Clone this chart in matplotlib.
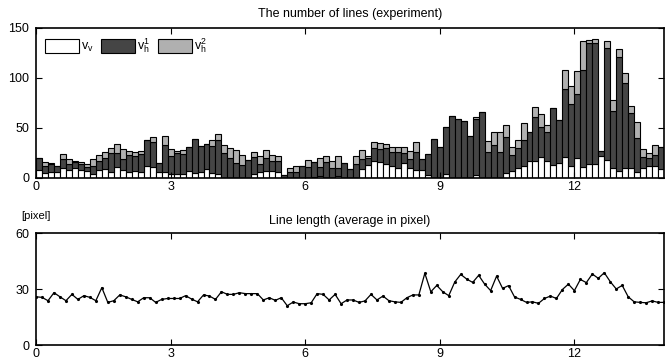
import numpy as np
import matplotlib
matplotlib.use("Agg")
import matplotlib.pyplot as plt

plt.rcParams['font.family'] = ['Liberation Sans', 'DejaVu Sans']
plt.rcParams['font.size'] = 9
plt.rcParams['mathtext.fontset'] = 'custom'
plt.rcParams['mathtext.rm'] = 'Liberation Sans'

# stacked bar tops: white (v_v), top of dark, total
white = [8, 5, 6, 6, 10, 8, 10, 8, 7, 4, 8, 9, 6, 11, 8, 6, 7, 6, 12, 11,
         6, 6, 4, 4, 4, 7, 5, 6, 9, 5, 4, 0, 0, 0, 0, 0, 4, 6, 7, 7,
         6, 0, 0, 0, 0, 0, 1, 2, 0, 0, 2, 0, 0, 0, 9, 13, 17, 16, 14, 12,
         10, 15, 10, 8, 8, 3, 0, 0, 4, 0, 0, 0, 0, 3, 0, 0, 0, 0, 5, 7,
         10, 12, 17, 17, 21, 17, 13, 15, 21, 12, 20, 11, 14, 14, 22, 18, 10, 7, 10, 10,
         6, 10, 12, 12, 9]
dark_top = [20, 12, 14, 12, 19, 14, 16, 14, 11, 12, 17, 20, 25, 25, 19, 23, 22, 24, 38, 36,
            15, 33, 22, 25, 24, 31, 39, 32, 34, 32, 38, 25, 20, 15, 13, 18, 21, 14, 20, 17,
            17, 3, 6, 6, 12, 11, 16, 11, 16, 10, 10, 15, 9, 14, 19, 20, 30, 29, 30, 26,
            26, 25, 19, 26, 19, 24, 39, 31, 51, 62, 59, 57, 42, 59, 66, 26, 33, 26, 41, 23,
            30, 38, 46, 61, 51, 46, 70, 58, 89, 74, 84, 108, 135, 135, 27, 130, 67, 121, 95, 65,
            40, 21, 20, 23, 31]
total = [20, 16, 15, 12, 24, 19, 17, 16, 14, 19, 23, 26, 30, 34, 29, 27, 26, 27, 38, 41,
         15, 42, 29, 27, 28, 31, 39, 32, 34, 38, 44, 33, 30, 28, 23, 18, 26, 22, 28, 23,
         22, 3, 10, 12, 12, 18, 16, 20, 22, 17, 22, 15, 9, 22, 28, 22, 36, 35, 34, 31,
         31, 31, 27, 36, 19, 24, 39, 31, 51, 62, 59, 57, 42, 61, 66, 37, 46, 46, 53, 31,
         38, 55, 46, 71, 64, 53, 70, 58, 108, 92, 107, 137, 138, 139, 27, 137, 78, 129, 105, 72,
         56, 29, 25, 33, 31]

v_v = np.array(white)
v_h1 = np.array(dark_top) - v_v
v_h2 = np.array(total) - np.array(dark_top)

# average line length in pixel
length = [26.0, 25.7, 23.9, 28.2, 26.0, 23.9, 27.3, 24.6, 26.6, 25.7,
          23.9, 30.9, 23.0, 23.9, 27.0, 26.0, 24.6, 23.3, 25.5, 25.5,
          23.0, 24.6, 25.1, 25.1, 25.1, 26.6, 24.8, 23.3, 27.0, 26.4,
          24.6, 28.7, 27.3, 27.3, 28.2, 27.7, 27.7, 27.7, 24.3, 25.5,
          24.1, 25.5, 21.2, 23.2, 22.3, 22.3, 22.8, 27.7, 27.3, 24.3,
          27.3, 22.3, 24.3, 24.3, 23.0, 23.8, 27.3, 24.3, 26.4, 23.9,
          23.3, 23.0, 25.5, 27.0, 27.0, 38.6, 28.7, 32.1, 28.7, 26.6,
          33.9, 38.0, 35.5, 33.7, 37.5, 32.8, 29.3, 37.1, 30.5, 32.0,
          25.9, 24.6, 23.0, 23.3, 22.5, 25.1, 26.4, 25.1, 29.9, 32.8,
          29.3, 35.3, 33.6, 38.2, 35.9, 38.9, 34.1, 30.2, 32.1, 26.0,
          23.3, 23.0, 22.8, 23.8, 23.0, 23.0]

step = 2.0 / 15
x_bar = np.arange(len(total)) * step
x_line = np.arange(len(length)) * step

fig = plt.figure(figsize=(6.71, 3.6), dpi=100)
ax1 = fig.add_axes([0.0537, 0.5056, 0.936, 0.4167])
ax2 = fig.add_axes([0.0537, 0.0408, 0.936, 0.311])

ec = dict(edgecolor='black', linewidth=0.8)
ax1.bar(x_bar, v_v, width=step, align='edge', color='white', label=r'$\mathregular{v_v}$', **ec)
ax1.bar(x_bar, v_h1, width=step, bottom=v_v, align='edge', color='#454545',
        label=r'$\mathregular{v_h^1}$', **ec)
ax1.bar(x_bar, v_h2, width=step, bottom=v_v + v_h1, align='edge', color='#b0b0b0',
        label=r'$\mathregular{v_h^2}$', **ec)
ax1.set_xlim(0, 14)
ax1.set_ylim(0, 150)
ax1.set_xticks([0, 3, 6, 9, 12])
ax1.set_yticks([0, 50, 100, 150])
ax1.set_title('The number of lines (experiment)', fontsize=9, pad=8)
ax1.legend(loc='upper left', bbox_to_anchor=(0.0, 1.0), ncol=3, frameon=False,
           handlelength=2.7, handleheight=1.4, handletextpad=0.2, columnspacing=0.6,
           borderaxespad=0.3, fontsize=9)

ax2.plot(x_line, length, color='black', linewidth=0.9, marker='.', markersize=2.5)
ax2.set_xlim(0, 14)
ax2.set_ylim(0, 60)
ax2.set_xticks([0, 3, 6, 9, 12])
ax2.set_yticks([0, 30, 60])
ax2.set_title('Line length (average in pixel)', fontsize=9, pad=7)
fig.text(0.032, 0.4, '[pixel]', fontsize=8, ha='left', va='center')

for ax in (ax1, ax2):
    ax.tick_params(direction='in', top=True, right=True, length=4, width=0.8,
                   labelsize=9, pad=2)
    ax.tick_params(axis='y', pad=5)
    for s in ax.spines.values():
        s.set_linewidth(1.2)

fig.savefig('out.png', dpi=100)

————

Task description: Leave out the pictures and repeat the lines from the start of the material through the line with "plt.rcParams['mathtext.rm'] = 'Liberation", inclusive.

Solution to this task:
Clone this chart in matplotlib.
import numpy as np
import matplotlib
matplotlib.use("Agg")
import matplotlib.pyplot as plt

plt.rcParams['font.family'] = ['Liberation Sans', 'DejaVu Sans']
plt.rcParams['font.size'] = 9
plt.rcParams['mathtext.fontset'] = 'custom'
plt.rcParams['mathtext.rm'] = 'Liberation Sans'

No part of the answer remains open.